For details of models not covered here, try the Vintage Information section of the official OMEGA website.


Can I get the C.O.S.C. certificate for my OMEGA Chronometer?

Yes. You can request it from OMEGA. But the big question is, why? The certificate itself is fairly meaningless.

  • It really is nothing more than a piece of paper saying the movement in your watch passed quality control. Just like the piece of paper that says 'Inspected by No. 12' that you found in your new pair of underwear.
  • All OMEGA chronometers passed the test.

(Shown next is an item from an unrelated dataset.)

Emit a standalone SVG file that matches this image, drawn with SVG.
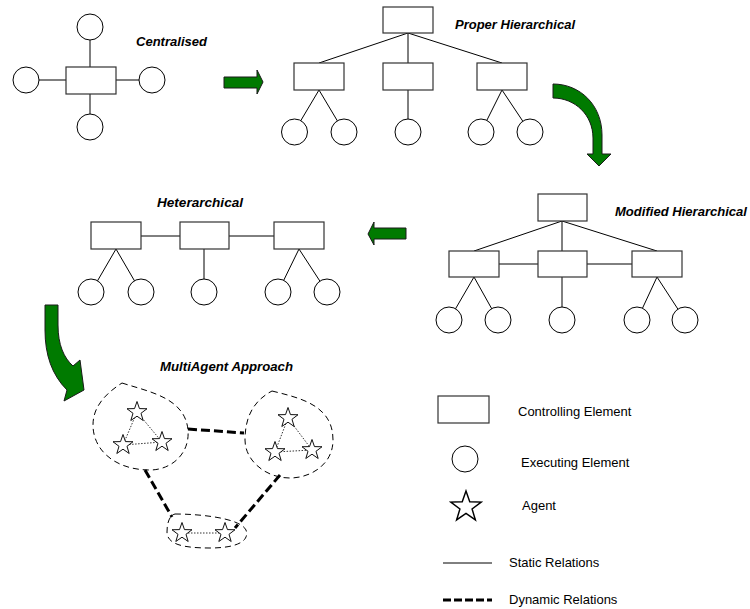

So having a piece of paper saying yours did does not make your watch any different or better than any other chronometer (OMEGA or otherwise).
  • The movement was tested before it was assembled into your watch, so the measurements on the accuracy may no longer be valid.
  • Settling in, normal wear and knocks, and handling in assembly can all change the characteristics of the watch since it was tested.
So do not expect anything staggering or poignant from paying for this certificate. But if it still intrigues you, you can request a copy of the certificate through OMEGA Customer Service in Switzerland.

[Updated: March 2004] To obtain the certificate, OMEGA requests that you send them a copy of your OMEGA international warranty card, which must be dated, fully and correctly completed and stamped by an official OMEGA dealer. You can send your request by fax to +41 32 / 343 98 55 or by postal mail to:

OMEGA Ltd
Customer Service
Rue Staempfli 96
2500 Bienne 4
Switzerland

Like any business, OMEGA cannot read your mind or respond to vague or unstated requests. So be sure to include a letter indicating specifically that you are wanting a copy of the C.O.S.C. Certificate for the specified watch.